Jak wynika z globalnej analizy BBC z 2021 r., średnia liczba dni w roku na świecie z temperaturą powyżej 50 stopni Celsjusza w ostatnich 40 latach się podwoiła. Z kolei w raporcie Międzyrządowego Panelu ds. Zmian Klimatu przy ONZ (IPCC) wskazano, że poprzedni tak gorący okres na Ziemi miał miejsce 125 tys. lat temu.

Wskazano, że tzw. klimatyzator północnej półkuli, czyli Arktyka, nagrzewa się ponad dwa razy silniej niż cała Ziemia. Oceniono też , że jeśli podejście ludzi się nie zmieni, to do końca XXI w. średnia temperatura na globie będzie wyższa o kolejne ok. 2 stopnie, co może mieć katastrofalne skutki.

Z tego powodu niektórzy ludzie błędnie sądzą, że globalne ocieplenie musi przekładać się od razu na występowanie wszędzie coraz wyższych temperatur. A jeśli jest zimno, to potrafią negować występowanie tego zjawiska. Owszem, statystycznie wzrastają także temperatury w skali regionalnej. Jednak w istocie chodzi o średnią temperaturę na planecie.

Czytaj także: 40 stopni w maju, a co dopiero będzie latem? Tam wkrótce może być za gorąco na wakacyjny urlop

Globalne ocieplenie niesie za sobą częściowo zawirowania w cyrkulacji mas powietrza, obiegu wody i kierunku prądów morskich na całym globie. Dochodzi także do przesuwania się stref klimatycznych na obu półkulach.

Zmiany klimatu przejawiają się więc w coraz częstszym występowaniu anomalii pogodowych na całym świecie i ekstremalnych zjawisk pogodowych, które będą coraz dłuższe (np. susze, upały, ale też ulewne deszcze czy silne mrozy) lub gwałtowniejsze (np. tornada, powodzie).

Nawet w Polsce jest już odnotowywanych coraz więcej powodzi, trąb powietrznych, opadów gradu, burz czy susz.

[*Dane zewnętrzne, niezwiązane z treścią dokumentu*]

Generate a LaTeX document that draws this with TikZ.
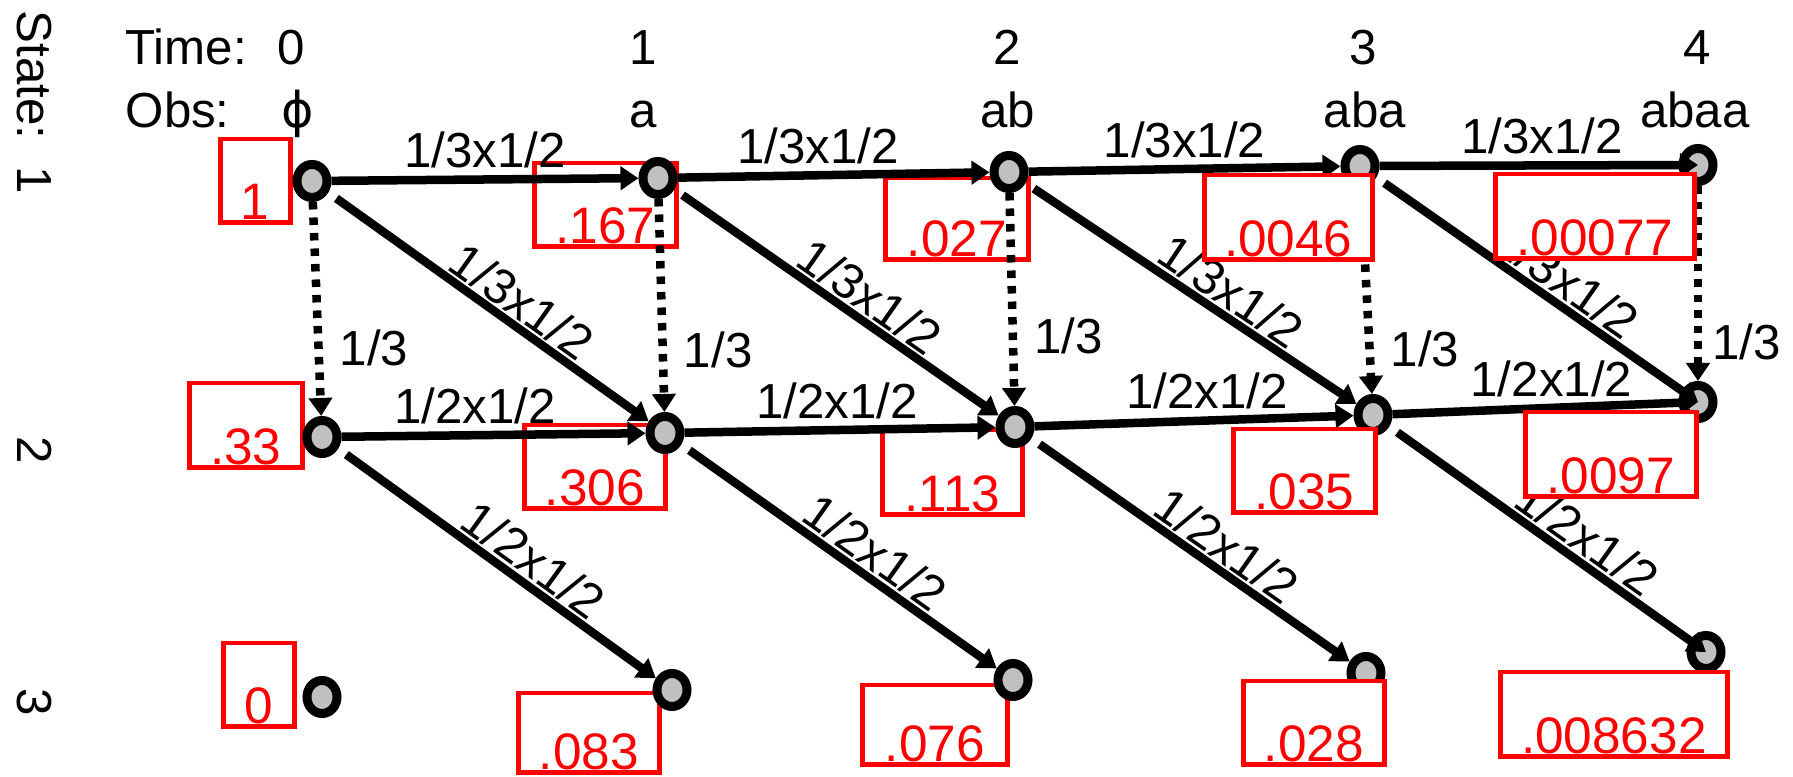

Jednak przewiduje się, że w dłuższej perspektywie szczególnie w obrębie średnich i wysokich szerokości geograficznych zwiększy się łączna ilość opadów, podczas, gdy np. na południu Europy zmniejszy, co z kolei może podwoić liczbę pożarów.

Wśród innych niepokojących skutków globalnego ocieplenia są choćby:

  • coraz dłuższy okres wegetacji roślin;
  • zmiany w obszarze występowania gatunków roślin i zwierząt (co zwiększa także możliwość przenoszenia na inne tereny wirusów, chorób bakteryjnych i grzybiczych);
  • wzrost liczby przedstawicieli fauny i flory zagrożonych wyginięciem (poważnie zagrożona jest choćby australijska Rafa Koralowa);
  • pustynnienie niektórych obszarów;
  • głód i mniej terenów zdatnych do zamieszkania.

Nie można zapominać o topnieniu lodowców i lądolodów, co prowadzi do sprzężenia zwrotnego, gdyż odsłania glebę, która potem jeszcze bardziej się nagrzewa, co jeszcze przyspiesza proces topnienie lodowców. Podnosi się przy tym też poziom wód w morzach i ocenach, co grozi zalaniem niektórych wysp i depresji, czyli terenów poniżej poziomu morza.

Sprzężenie zwrotne następuje także w przypadku postępowania topnienia wiecznej zmarzliny. Ponieważ wówczas do atmosfery uwalnia się się jeszcze większa ilość metanu, co prowadzi do większego wzrostu temperatury.